(Charts and diagrams as code)
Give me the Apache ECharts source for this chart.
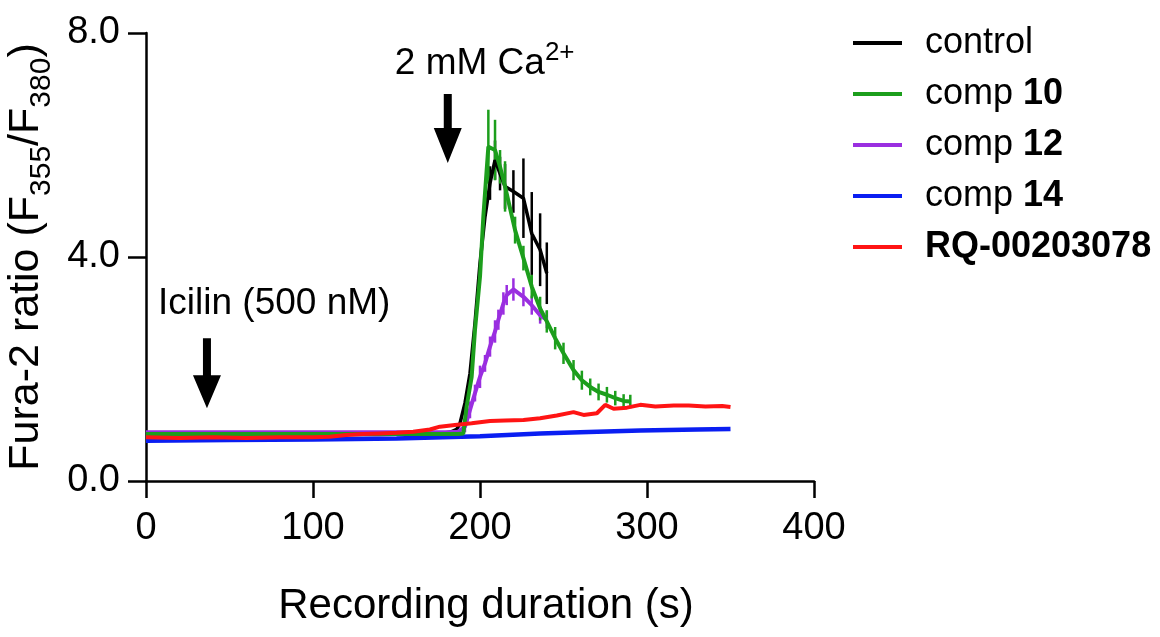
<!DOCTYPE html>
<html>
<head>
<meta charset="utf-8">
<script src="https://cdn.jsdelivr.net/npm/echarts@6/dist/echarts.min.js"></script>
<style>
  html, body { margin: 0; padding: 0; background: #fff; }
  #chart { width: 1160px; height: 637px; }
</style>
</head>
<body>
<div id="chart"></div>
<script>
// values: time (s), mean ratio, error
const ctrlT   = [0, 20, 40, 60, 80, 100, 120, 140, 160, 175, 182, 186, 188, 191, 194, 197, 200, 203, 206, 209, 212, 215, 220, 226, 231, 236, 240]
const ctrlV   = [0.83, 0.83, 0.83, 0.82, 0.83, 0.83, 0.83, 0.83, 0.84, 0.85, 0.87, 0.92, 1.03, 1.39, 1.92, 2.82, 3.89, 4.72, 5.32, 5.73, 5.49, 5.26, 5.17, 5.05, 4.42, 4.13, 3.71]
const ctrlErr = [0, 0, 0, 0, 0, 0, 0, 0, 0, 0, 0, 0, 0, 0, 0, 0, 0, 0, 0.3, 0.35, 0.3, 0.4, 0.38, 0.71, 0.74, 0.65, 0.55]

const c10T   = [0, 20, 40, 60, 80, 100, 120, 140, 160, 180, 187, 190, 192, 195, 197, 200, 202, 205, 209, 212, 215, 221, 226, 231, 236, 240, 245, 250, 256, 261, 266, 271, 276, 281, 286, 290]
const c10V   = [0.84, 0.84, 0.84, 0.84, 0.84, 0.84, 0.84, 0.84, 0.84, 0.84, 0.84, 0.85, 1.33, 1.86, 2.70, 3.65, 4.72, 5.97, 5.91, 5.61, 5.26, 4.48, 3.98, 3.47, 3.08, 2.85, 2.55, 2.28, 1.98, 1.80, 1.68, 1.59, 1.54, 1.48, 1.43, 1.42]
const c10Err = [0, 0, 0, 0, 0, 0, 0, 0, 0, 0, 0, 0, 0, 0, 0, 0, 0, 0.66, 0.54, 0.3, 0.45, 0.24, 0.22, 0.21, 0.21, 0.2, 0.2, 0.19, 0.18, 0.17, 0.15, 0.15, 0.14, 0.13, 0.12, 0.12]

const c12T   = [0, 20, 40, 60, 80, 100, 120, 140, 160, 180, 187, 191, 194, 197, 200, 203, 206, 209, 211, 214, 216, 220, 226, 231, 236, 240]
const c12V   = [0.87, 0.87, 0.87, 0.87, 0.87, 0.87, 0.87, 0.87, 0.87, 0.87, 0.88, 0.97, 1.27, 1.57, 1.86, 2.10, 2.40, 2.67, 2.88, 3.17, 3.32, 3.42, 3.29, 3.14, 2.96, 2.88]
const c12Err = [0, 0, 0, 0, 0, 0, 0, 0, 0, 0, 0, 0.1, 0.15, 0.15, 0.2, 0.15, 0.18, 0.2, 0.18, 0.2, 0.18, 0.2, 0.17, 0.17, 0.15, 0.15]

const c14T = [0, 50, 100, 150, 200, 236, 260, 296, 330, 350]
const c14V = [0.72, 0.73, 0.74, 0.76, 0.80, 0.85, 0.87, 0.90, 0.92, 0.93]

const rqT = [0, 20, 40, 60, 80, 100, 110, 120, 130, 140, 150, 160, 170, 176, 185, 195, 206, 215, 226, 236, 246, 256, 262, 270, 275, 280, 288, 296, 305, 316, 325, 335, 345, 350]
const rqV = [0.78, 0.77, 0.78, 0.77, 0.78, 0.78, 0.79, 0.82, 0.84, 0.85, 0.86, 0.88, 0.92, 0.97, 1.0, 1.03, 1.07, 1.08, 1.09, 1.12, 1.17, 1.23, 1.18, 1.21, 1.36, 1.29, 1.31, 1.36, 1.33, 1.35, 1.35, 1.33, 1.34, 1.32]

// annotation anchors in data space: [t, v]
const icilinArrow = [[36.5, 2.55], [36.5, 1.30]]
const caArrow = [[180.7, 6.91], [180.7, 5.68]]
const icilinText = [7.2, 3.16]
const caText = [149, 7.39]

const chart = echarts.init(document.getElementById('chart'))
const FONT = 'Liberation Sans, Arial, sans-serif'

function zip(t, v) {
    return t.map((x, i) => [x, v[i]])
}

function lineSeries(name, t, v, color, width) {
    return {
        name: name,
        type: 'line',
        data: zip(t, v),
        showSymbol: false,
        animation: false,
        lineStyle: { color: color, width: width },
        itemStyle: { color: color }
    }
}

function errSeries(name, t, v, e, color) {
    const pts = []
    t.forEach((x, i) => { if (e[i] > 0) pts.push([x, v[i], e[i]]) })
    return {
        name: name + '-err',
        type: 'custom',
        animation: false,
        silent: true,
        data: pts,
        renderItem: function (params, api) {
            const x = api.value(0), m = api.value(1), d = api.value(2)
            const a = api.coord([x, m - d])
            const b = api.coord([x, m + d])
            return {
                type: 'line',
                shape: { x1: a[0], y1: a[1], x2: b[0], y2: b[1] },
                style: { stroke: color, lineWidth: 2.5 }
            }
        }
    }
}

const COLORS = {
    control: '#000000',
    c10: '#1c9e1c',
    c12: '#9a2ee0',
    c14: '#0a1ef2',
    rq: '#ff1414'
}

chart.setOption({
    backgroundColor: '#fff',
    animation: false,
    grid: { left: 146, right: 346, top: 33, bottom: 156, containLabel: false, outerBoundsMode: 'none' },
    legend: {
        orient: 'vertical',
        left: 848,
        top: 20,
        itemWidth: 49,
        itemHeight: 4,
        itemGap: 15,
        icon: 'rect',
        data: ['control', 'comp 10', 'comp 12', 'comp 14', 'RQ-00203078'],
        formatter: function (name) {
            if (name.indexOf('comp ') === 0) return '{n|comp }{b|' + name.slice(5) + '}'
            if (name === 'RQ-00203078') return '{b|' + name + '}'
            return '{n|' + name + '}'
        },
        textStyle: {
            padding: [0, 0, 0, 18],
            rich: {
                n: { fontFamily: FONT, fontSize: 36, color: '#000', lineHeight: 36 },
                b: { fontFamily: FONT, fontSize: 36, color: '#000', fontWeight: 'bold', lineHeight: 36 }
            }
        }
    },
    xAxis: {
        type: 'value',
        min: 0,
        max: 400,
        interval: 100,
        name: 'Recording duration (s)',
        nameLocation: 'middle',
        nameGap: 104,
        nameTextStyle: { fontFamily: FONT, fontSize: 42, color: '#000', padding: [0, 0, 0, 12] },
        axisLine: { lineStyle: { color: '#000', width: 2.5 } },
        axisTick: { length: 17, lineStyle: { color: '#000', width: 2.5 } },
        axisLabel: { fontFamily: FONT, fontSize: 38, color: '#000', margin: 29 },
        splitLine: { show: false }
    },
    yAxis: {
        type: 'value',
        min: 0,
        max: 8,
        interval: 4,
        name: '{n|Fura-2 ratio (F}{s|355}{n|/F}{s|380}{n|)}',
        nameLocation: 'middle',
        nameRotate: 90,
        nameGap: 83,
        nameTextStyle: {
            rich: {
                n: { fontFamily: FONT, fontSize: 43, color: '#000', verticalAlign: 'bottom', padding: [0, 0, 9, 0] },
                s: { fontFamily: FONT, fontSize: 30, color: '#000', verticalAlign: 'bottom' }
            }
        },
        axisLine: { lineStyle: { color: '#000', width: 2.5 } },
        axisTick: { length: 18, lineStyle: { color: '#000', width: 2.5 } },
        axisLabel: {
            fontFamily: FONT, fontSize: 38, color: '#000', margin: 26,
            formatter: v => v.toFixed(1)
        },
        splitLine: { show: false }
    },
    series: [
        lineSeries('control', ctrlT, ctrlV, COLORS.control, 3.5),
        errSeries('control', ctrlT, ctrlV, ctrlErr, COLORS.control),
        lineSeries('comp 14', c14T, c14V, COLORS.c14, 4.5),
        lineSeries('comp 12', c12T, c12V, COLORS.c12, 4),
        errSeries('comp 12', c12T, c12V, c12Err, COLORS.c12),
        lineSeries('comp 10', c10T, c10V, COLORS.c10, 4),
        errSeries('comp 10', c10T, c10V, c10Err, COLORS.c10),
        lineSeries('RQ-00203078', rqT, rqV, COLORS.rq, 4)
    ]
})

function arrowShape(pair, shaftW, headW, headH) {
    const top = chart.convertToPixel({ gridIndex: 0 }, pair[0])
    const tip = chart.convertToPixel({ gridIndex: 0 }, pair[1])
    const x = tip[0]
    const hb = tip[1] - headH
    return [
        [x - shaftW / 2, top[1]], [x + shaftW / 2, top[1]],
        [x + shaftW / 2, hb], [x + headW / 2, hb],
        [x, tip[1]],
        [x - headW / 2, hb], [x - shaftW / 2, hb]
    ]
}

const icP = chart.convertToPixel({ gridIndex: 0 }, icilinText)
const caP = chart.convertToPixel({ gridIndex: 0 }, caText)

chart.setOption({
    graphic: [
        { type: 'polygon', shape: { points: arrowShape(icilinArrow, 8, 28, 33) }, style: { fill: '#000' } },
        { type: 'polygon', shape: { points: arrowShape(caArrow, 8, 28, 35) }, style: { fill: '#000' } },
        {
            type: 'text', x: icP[0], y: icP[1],
            style: { text: 'Icilin (500 nM)', font: '37px ' + FONT, fill: '#000', verticalAlign: 'middle' }
        },
        {
            type: 'text', x: caP[0], y: caP[1] - 6,
            style: {
                text: '{n|2 mM Ca}{p|2+}',
                verticalAlign: 'middle',
                rich: {
                    n: { fontFamily: FONT, fontSize: 37, fill: '#000', verticalAlign: 'bottom' },
                    p: { fontFamily: FONT, fontSize: 26, fill: '#000', verticalAlign: 'bottom', padding: [0, 0, 16, 0] }
                }
            }
        }
    ]
})
</script>
</body>
</html>
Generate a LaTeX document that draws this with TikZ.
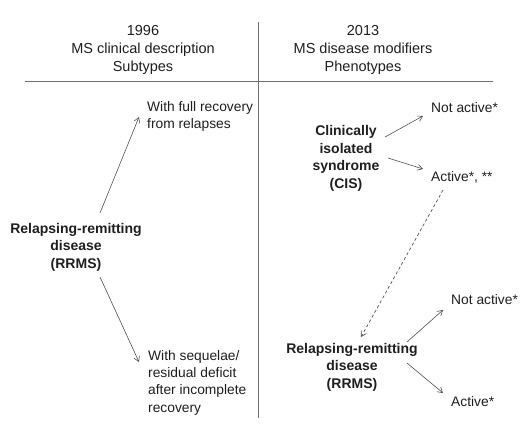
\documentclass[tikz,border=0pt]{standalone}
\usepackage{fontspec}
\setmainfont{Liberation Sans}
\usetikzlibrary{arrows.meta,calc}
\definecolor{txt}{HTML}{1E1E1E}
\definecolor{ln}{HTML}{707070}
\definecolor{ar}{HTML}{505050}
\begin{document}
\begin{tikzpicture}[x=1pt,y=-1pt,
  hdr/.style={font=\fontsize{14.5}{18}\selectfont,align=center,text=txt,inner sep=0pt},
  lbl/.style={font=\fontsize{13.8}{17.3}\selectfont,align=left,text=txt,inner sep=0pt},
  bld/.style={font=\fontsize{14}{17.5}\selectfont\bfseries,align=center,text=txt,inner sep=0pt},
  arr/.style={draw=ar,line width=0.6pt,-{Straight Barb[length=5pt,width=6pt]}},
  dsh/.style={draw=ar,line width=0.7pt,dash pattern=on 3pt off 2.5pt,-{Straight Barb[length=5pt,width=6pt]}},
  rule/.style={draw=ln,line width=0.8pt}]
\useasboundingbox (0,0) rectangle (532,428);
% frame lines
\coordinate (vt) at (258,22);
\coordinate (vb) at (258,418);
\coordinate (hl) at (25,81);
\coordinate (hr) at (493,81);
\draw[rule] (vt) -- (vb);
\draw[rule] (hl) -- (hr);
% headers
\node[hdr] (h1) at (143,50) {1996\\MS clinical description\\Subtypes};
\node[hdr] (h2) at (363,50) {2013\\MS disease modifiers\\Phenotypes};
% left side
\node[bld] (rrmsL) at (76,247) {Relapsing-remitting\\disease\\(RRMS)};
\node[lbl,anchor=west] (full) at (147,116.5) {With full recovery\\from relapses};
\node[lbl,anchor=west] (seq) at (148,382.5) {With sequelae/\\residual deficit\\after incomplete\\recovery};
% right side
\node[bld] (cis) at (346,158.5) {Clinically\\isolated\\syndrome\\(CIS)};
\node[lbl,anchor=west] (na1) at (431,108) {Not active*};
\node[lbl,anchor=west] (a1) at (431,177) {Active*, **};
\node[bld] (rrmsR) at (352,367) {Relapsing-remitting\\disease\\(RRMS)};
\node[lbl,anchor=west] (na2) at (451,300) {Not active*};
\node[lbl,anchor=west] (a2) at (451,402) {Active*};
% connectors
\draw[arr] ($(rrmsL.center)+(24,-34)$) -- ($(full.west)+(-8,0.5)$);
\draw[arr] ($(rrmsL.center)+(24,30)$) -- ($(seq.west)+(-9,-20.5)$);
\draw[arr] ($(cis.center)+(39,-21.5)$) -- ($(na1.west)+(-8,8)$);
\draw[arr] ($(cis.center)+(42,-0.5)$) -- ($(a1.west)+(-8,-8)$);
\draw[dsh] ($(a1.west)+(12,13)$) -- ($(rrmsR.center)+(9,-30)$);
\draw[arr] ($(rrmsR.center)+(55,-25)$) -- ($(na2.west)+(-8,10)$);
\draw[arr] ($(rrmsR.center)+(55,-4)$) -- ($(a2.west)+(-8,-9)$);
\end{tikzpicture}
\end{document}
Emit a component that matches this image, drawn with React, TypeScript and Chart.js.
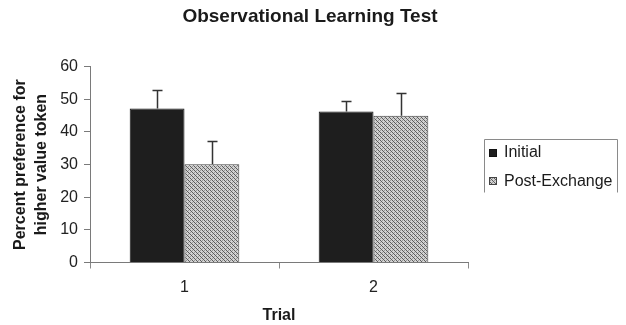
import React, { useEffect, useRef } from "react";
import { Chart, registerables } from "chart.js";

Chart.register(...registerables);

// ---- data ----
const categories = ["1", "2"];
const seriesNames = ["Initial", "Post-Exchange"];
const initialValues = [47.2, 46.3];
const postValues = [30.1, 45.0];
const initialErrors = [5.5, 3.0];
const postErrors = [7.0, 6.8];
const yTicks = [0, 10, 20, 30, 40, 50, 60];
const chartTitle = "Observational Learning Test";
const yTitle = ["Percent preference for", "higher value token"];
const xTitle = "Trial";

const FONT = "'Liberation Sans', Arial, sans-serif";

function makePattern(ctx: CanvasRenderingContext2D): CanvasPattern | string {
  const c = document.createElement("canvas");
  c.width = 4;
  c.height = 4;
  const p = c.getContext("2d");
  if (!p) return "#b0b0b0";
  p.fillStyle = "#d2d2d2";
  p.fillRect(0, 0, 4, 4);
  p.fillStyle = "#5c5c5c";
  for (let i = 0; i < 4; i++) p.fillRect(i, i, 1, 1);
  p.fillStyle = "#9a9a9a";
  p.fillRect(2, 0, 1, 1);
  p.fillRect(0, 2, 1, 1);
  return ctx.createPattern(c, "repeat") || "#b0b0b0";
}

export default function App() {
  const ref = useRef<HTMLCanvasElement | null>(null);

  useEffect(() => {
    const canvas = ref.current;
    if (!canvas) return;
    const ctx2d = canvas.getContext("2d") as CanvasRenderingContext2D;
    const pattern = makePattern(ctx2d);
    const errorsByDataset = [initialErrors, postErrors];

    const errorBarPlugin = {
      id: "errorBars",
      afterDatasetsDraw(chart: any) {
        const { ctx } = chart;
        const yScale = chart.scales.y;
        chart.data.datasets.forEach((ds: any, i: number) => {
          const meta = chart.getDatasetMeta(i);
          const errs = errorsByDataset[i];
          meta.data.forEach((el: any, j: number) => {
            const v = ds.data[j] as number;
            const top = yScale.getPixelForValue(v + errs[j]);
            const x = Math.round(el.x) + 0.5;
            ctx.save();
            ctx.strokeStyle = "#333";
            ctx.lineWidth = 1.5;
            ctx.beginPath();
            ctx.moveTo(x, el.y);
            ctx.lineTo(x, top);
            ctx.moveTo(x - 5, top);
            ctx.lineTo(x + 5, top);
            ctx.stroke();
            ctx.restore();
          });
        });
      },
    };

    const chromePlugin = {
      id: "chrome",
      afterDraw(chart: any) {
        const { ctx } = chart;
        ctx.save();
        // title
        ctx.fillStyle = "#1a1a1a";
        ctx.font = `bold 19px ${FONT}`;
        ctx.textAlign = "center";
        ctx.textBaseline = "middle";
        ctx.fillText(chartTitle, 302, 9);

        // legend box
        const bx = 476.5, by = 131.5, bw = 133, bh = 53;
        ctx.strokeStyle = "#8a8a8a";
        ctx.lineWidth = 1;
        ctx.beginPath();
        ctx.moveTo(bx, by + bh);
        ctx.lineTo(bx, by);
        ctx.lineTo(bx + bw, by);
        ctx.lineTo(bx + bw, by + bh);
        ctx.stroke();

        ctx.font = `16px ${FONT}`;
        ctx.textAlign = "left";
        ctx.textBaseline = "middle";
        const rows = [144.7, 173.3];
        chart.data.datasets.forEach((ds: any, i: number) => {
          const cy = rows[i];
          ctx.fillStyle = ds.backgroundColor;
          ctx.fillRect(481, Math.round(cy - 4), 8, 8);
          ctx.strokeStyle = ds.borderColor;
          ctx.strokeRect(481.5, Math.round(cy - 4) + 0.5, 7, 7);
          ctx.fillStyle = "#1a1a1a";
          ctx.fillText(ds.label, 496, cy);
        });
        ctx.restore();
      },
    };

    const chart = new Chart(canvas, {
      type: "bar",
      data: {
        labels: categories,
        datasets: [
          {
            label: seriesNames[0],
            data: initialValues,
            backgroundColor: "#1e1e1e",
            borderColor: "#111111",
            borderWidth: 1,
            categoryPercentage: 0.58,
            barPercentage: 1.0,
          },
          {
            label: seriesNames[1],
            data: postValues,
            backgroundColor: pattern as any,
            borderColor: "#444444",
            borderWidth: 1,
            categoryPercentage: 0.58,
            barPercentage: 1.0,
          },
        ],
      },
      options: {
        responsive: false,
        animation: false,
        layout: { padding: { top: 58.7, right: 150, bottom: 0, left: 0 } },
        plugins: {
          legend: { display: false },
          title: { display: false },
          tooltip: { enabled: false },
        },
        scales: {
          x: {
            grid: {
              display: true,
              drawOnChartArea: false,
              drawTicks: true,
              tickLength: 6,
              color: "#8a8a8a",
              offset: true,
            },
            border: { display: true, color: "#7a7a7a", width: 1 },
            ticks: {
              color: "#222",
              font: { family: FONT, size: 16 },
              padding: 9,
            },
            title: {
              display: true,
              text: xTitle,
              color: "#1a1a1a",
              font: { family: FONT, size: 16, weight: "bold", lineHeight: 1.2 },
              padding: { top: 0, bottom: 0 },
            },
            afterFit(scale: any) {
              scale.height = 62.5;
            },
          },
          y: {
            min: 0,
            max: 60,
            ticks: {
              stepSize: 10,
              color: "#222",
              font: { family: FONT, size: 16 },
              padding: 6,
            },
            afterBuildTicks(scale: any) {
              scale.ticks = yTicks.map((v) => ({ value: v }));
            },
            grid: {
              display: true,
              drawOnChartArea: false,
              drawTicks: true,
              tickLength: 6,
              color: "#7a7a7a",
            },
            border: { display: true, color: "#7a7a7a", width: 1 },
            title: {
              display: true,
              text: yTitle,
              color: "#1a1a1a",
              font: { family: FONT, size: 16, weight: "bold", lineHeight: 1.3 },
              padding: { top: 2, bottom: 0 },
            },
            afterFit(scale: any) {
              scale.width = 82;
            },
          },
        },
      },
      plugins: [errorBarPlugin, chromePlugin],
    });

    return () => chart.destroy();
  }, []);

  return (
    <canvas
      ref={ref}
      width={610}
      height={317}
      style={{ display: "block", width: 610, height: 317 }}
    />
  );
}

## GOAL
Without the pictures, return the listing above from its first line through the line that has "0.74, 0.65, 0.55]".

## EXPECTED OUTPUT
Give me the Apache ECharts source for this chart.
<!DOCTYPE html>
<html>
<head>
<meta charset="utf-8">
<script src="https://cdn.jsdelivr.net/npm/echarts@6/dist/echarts.min.js"></script>
<style>
  html, body { margin: 0; padding: 0; background: #fff; }
  #chart { width: 1160px; height: 637px; }
</style>
</head>
<body>
<div id="chart"></div>
<script>
// values: time (s), mean ratio, error
const ctrlT   = [0, 20, 40, 60, 80, 100, 120, 140, 160, 175, 182, 186, 188, 191, 194, 197, 200, 203, 206, 209, 212, 215, 220, 226, 231, 236, 240]
const ctrlV   = [0.83, 0.83, 0.83, 0.82, 0.83, 0.83, 0.83, 0.83, 0.84, 0.85, 0.87, 0.92, 1.03, 1.39, 1.92, 2.82, 3.89, 4.72, 5.32, 5.73, 5.49, 5.26, 5.17, 5.05, 4.42, 4.13, 3.71]
const ctrlErr = [0, 0, 0, 0, 0, 0, 0, 0, 0, 0, 0, 0, 0, 0, 0, 0, 0, 0, 0.3, 0.35, 0.3, 0.4, 0.38, 0.71, 0.74, 0.65, 0.55]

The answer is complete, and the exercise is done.